The TBL was formed when the Goiás Ocean, lying between the Amazonian craton and the Congo / Sao Francisco craton, was closed during the formation of West Gondwana around 600 million years ago.
The lineament extends from the northeast coast of Brazil in a southwesterly direction through Paraguay and into Argentina, where it is dissipated in the Salado and Colorado extension basins.

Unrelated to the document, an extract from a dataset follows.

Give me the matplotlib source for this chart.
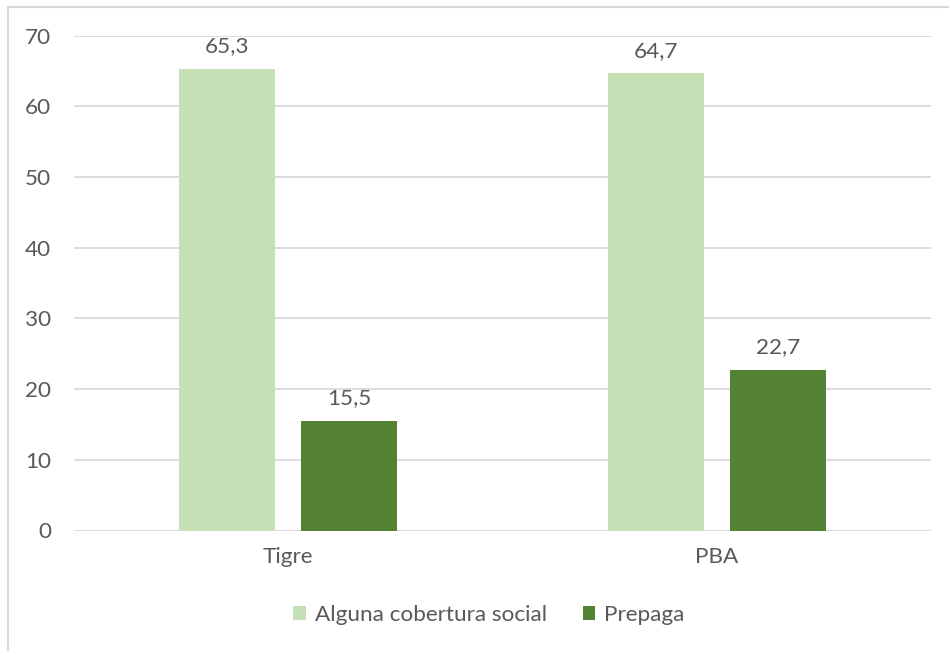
import matplotlib
matplotlib.use("Agg")
import matplotlib.pyplot as plt
from matplotlib.patches import Rectangle
import numpy as np

categories = ["Tigre", "PBA"]
series_names = ["Alguna cobertura social", "Prepaga"]
alguna = [65.3, 64.7]
prepaga = [15.5, 22.7]
y_ticks = [0, 10, 20, 30, 40, 50, 60, 70]

colors = ["#C5E0B4", "#548235"]
text_color = "#595959"
grid_color = "#D9D9D9"
fs = 16.2

plt.rcParams["font.family"] = ["Lato", "DejaVu Sans"]

W, H = 949, 651
fig = plt.figure(figsize=(W / 100, H / 100), dpi=100)
ax = fig.add_axes([73.5 / W, 1 - 530.5 / H, (931.5 - 73.5) / W, (530.5 - 35.7) / H])

x = np.arange(len(categories))
bw = 0.224
off = 0.142
for vals, sign, c, name in [(alguna, -1, colors[0], series_names[0]),
                            (prepaga, 1, colors[1], series_names[1])]:
    bars = ax.bar(x + sign * off, vals, width=bw, color=c, label=name, zorder=3)
    for b, v in zip(bars, vals):
        ax.annotate(f"{v:.1f}".replace(".", ","),
                    (b.get_x() + b.get_width() / 2, v),
                    xytext=(0, 9), textcoords="offset points",
                    ha="center", va="bottom", fontsize=fs, color=text_color)

ax.set_xlim(-0.5, 1.5)
ax.set_ylim(0, 70)
ax.set_yticks(y_ticks)
ax.set_xticks(x)
ax.set_xticklabels(categories)
ax.yaxis.grid(True, color=grid_color, linewidth=1.3, zorder=0)
ax.set_axisbelow(True)
for s in ax.spines.values():
    s.set_visible(False)
ax.tick_params(axis="both", length=0, labelsize=fs, labelcolor=text_color)
ax.tick_params(axis="y", pad=16)
ax.tick_params(axis="x", pad=12)

leg = fig.legend(loc="center", bbox_to_anchor=(489 / W, 1 - 615 / H), ncol=2,
                 frameon=False, fontsize=fs, handlelength=0.55, handleheight=0.55,
                 handletextpad=0.4, columnspacing=1.6)
for t in leg.get_texts():
    t.set_color(text_color)

# chart frame (top and left edges visible)
fig.add_artist(Rectangle((8 / W, -0.1), 1.2, 1 - 7 / H + 0.1, transform=fig.transFigure,
                         fill=False, edgecolor="#D9D9D9", linewidth=1.5))

fig.savefig("out.png", dpi=100, facecolor="white")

The Trans-Saharan Belt (TSB), running from Algeria to Benin, was created in the same period. It marks the line where the Pharusian Ocean, linked to the Goiás Ocean, was closed as the West African craton collided with the Saharan Metacraton.
The TSB includes the Hoggar belt, which splays into the Kandi fault zone in Benin, corresponding to the Sobral fault at the north of the TBL.
Given the correspondence of faults, which is widely accepted, the TBL and TSB form perhaps the longest coherent shear zone on the Earth.

==Gondwana breakup==

Towards the north of the lineament in Brazil, a series of splay faults show where the crust has extended, and these faults match corresponding faults in Africa. Thus the Pernambuco fault in Brazil matches the Foumban fault zone in Cameroon, and other Brazilian faults match the Benue Trough in Nigeria. The extension caused by these splay faults causes a poor fit between South America and Africa around the Niger Delta region.
However, after allowing for a sinistral shear movement of about 100 km of the crust to the east of the TBL, there is an excellent fit between South America and Africa both to the south and the west of the Niger Delta.